Why Doesn't Political Science Use "Emanuels?"

Why doesn’t political science have its own “Emanuels” (a popular version of a student-oriented commercial outline of what is taught in law school)? One easy answer might be that the commercial market for such a publication is poor. I do not buy this. You can find western history summaries and European history summaries in book stores. You can find micro and macro economics as well. I bet if you looked hard enough you could find one for psychology. But why no basic summary outline of the core findings of political scientists?

There appears to be only one of two answers to this question. Either political science has not produced any disciplinary “truths” that are universal among its practitioners, or the practitioners themselves are simply adverse to the transformation of  disciplinary knowledge into a concise, authoritative and hegemonic format.
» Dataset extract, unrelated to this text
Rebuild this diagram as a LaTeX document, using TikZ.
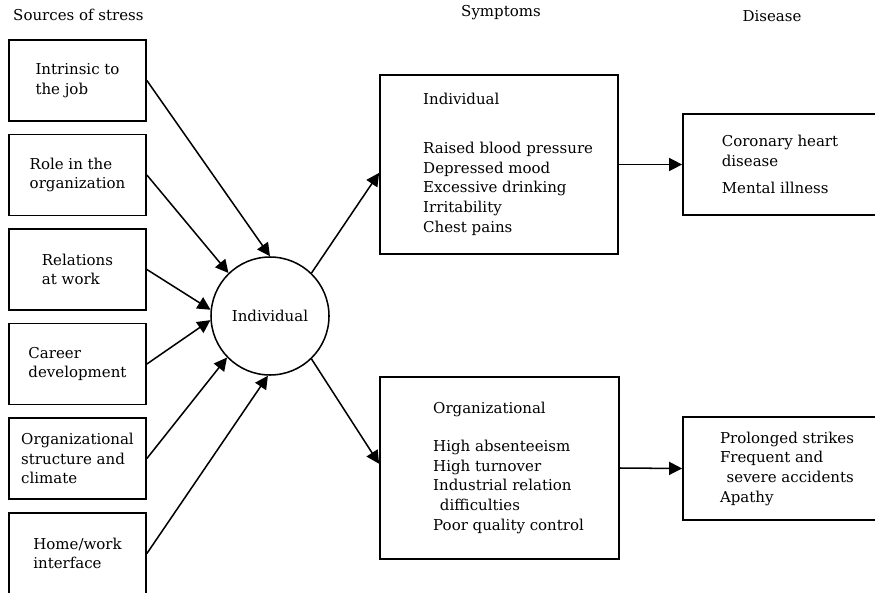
\documentclass[tikz,border=0pt]{standalone}
\usepackage{fontspec}
\setmainfont{DejaVu Serif}
\usetikzlibrary{arrows.meta,positioning}

\begin{document}
\begin{tikzpicture}[
  x=0.03cm, y=-0.03cm,
  font=\fontsize{12.8}{16.8}\selectfont,
  box/.style={draw, line width=1.5pt, align=left, inner sep=0pt},
  srcbox/.style={box, minimum width=4.11cm, minimum height=2.43cm},
  hub/.style={circle, draw, line width=1.3pt, minimum size=3.54cm, inner sep=0pt},
  head/.style={inner sep=0pt},
  list/.style={align=left, inner sep=0pt, anchor=west},
  edge/.style={-{Triangle[length=3.9mm, width=3.9mm]}, line width=1.3pt},
]
  \useasboundingbox (0,0) rectangle (875,592);

  \node[head, anchor=west] (hsrc) at (13,15) {Sources of stress};
  \node[head] (hsym) at (501,13) {Symptoms};
  \node[head] (hdis) at (772,16) {Disease};

  \node[srcbox] (s1) at (77.5,80.5) {Intrinsic to\\the job};
  \node[srcbox] (s2) at (77.5,175) {Role in the\\organization};
  \node[srcbox] (s3) at (77.5,269.5) {Relations\\at work};
  \node[srcbox] (s4) at (77.5,364) {Career\\development};
  \node[srcbox] (s5) at (77.5,458.5) {Organizational\\structure and\\climate};
  \node[srcbox] (s6) at (77.5,553.5) {Home/work\\interface};

  \node[hub] (ind) at (270,316) {Individual};

  \node[box, minimum width=7.14cm, minimum height=5.37cm] (sym1) at (499,164.5) {};
  \node[list] (sym1txt) at (423,164.5)
    {Individual\\[0.87cm]Raised blood pressure\\Depressed mood\\Excessive drinking\\Irritability\\Chest pains};
  \node[box, minimum width=7.17cm, minimum height=5.46cm] (sym2) at (499.5,468) {};
  \node[list] (sym2txt) at (433,468)
    {Organizational\\[0.54cm]High absenteeism\\High turnover\\Industrial relation\\\hspace*{0.2cm}difficulties\\Poor quality control};

  \node[box, minimum width=5.82cm, minimum height=3.03cm] (dis1) at (780,164.5)
    {Coronary heart\\disease\\[0.21cm]Mental illness};
  \node[box, minimum width=6.24cm, minimum height=3.09cm] (dis2) at (787,468.5)
    {Prolonged strikes\\Frequent and\\\hspace*{0.2cm}severe accidents\\Apathy};

  \draw[edge] (s1.east) -- (ind.90);
  \draw[edge] (s2.east) -- (ind.134);
  \draw[edge] (s3.east) -- (ind.174);
  \draw[edge] (s4.east) -- (ind.184);
  \draw[edge] (s5.east) -- (ind.224);
  \draw[edge] (s6.east) -- (ind.268);

  \draw[edge] (ind.46) -- (sym1.184);
  \draw[edge] (ind.314) -- (sym2.178);
  \draw[edge] (sym1.east) -- (dis1.west);
  \draw[edge] (sym2.east) -- (dis2.west);
\end{tikzpicture}
\end{document}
But again, why?

The thing that is nice about law school is its structure (to say nothing of the ridiculous educational methodology, the deficiency of its curriculum – Plumbing I, Plumbing II, etc., -- or the narrowness of its favorite intellectual aptitude). But there is no reason why political science could not take its body of intellectual contribution and put it into a format that says “this is what we know best,” and “this is still around, but not considered paradigm.” It would be just like Emanuels listing the “majority rule” and “minority rule.” An entry about the American policy process, for example, might indicate that neopluralism is the preferred view of the policy process, and that the non-preferred (“minority rules”) are elite theory, perfect pluralism and democratic theory. Ada W. Finifter is the only scholar who I know that tried to summarize disciplinary knowledge, but I think the general consensus found his work to be problematic. (Correct me if I am wrong. I only remember my dislike for the book in graduate school many years ago). Wouldn’t graduate students benefit from an Emanuels kind of product? Wouldn’t it give our endeavors more structure? Sometimes I feel that all political science wants to be is a form of “art camp.”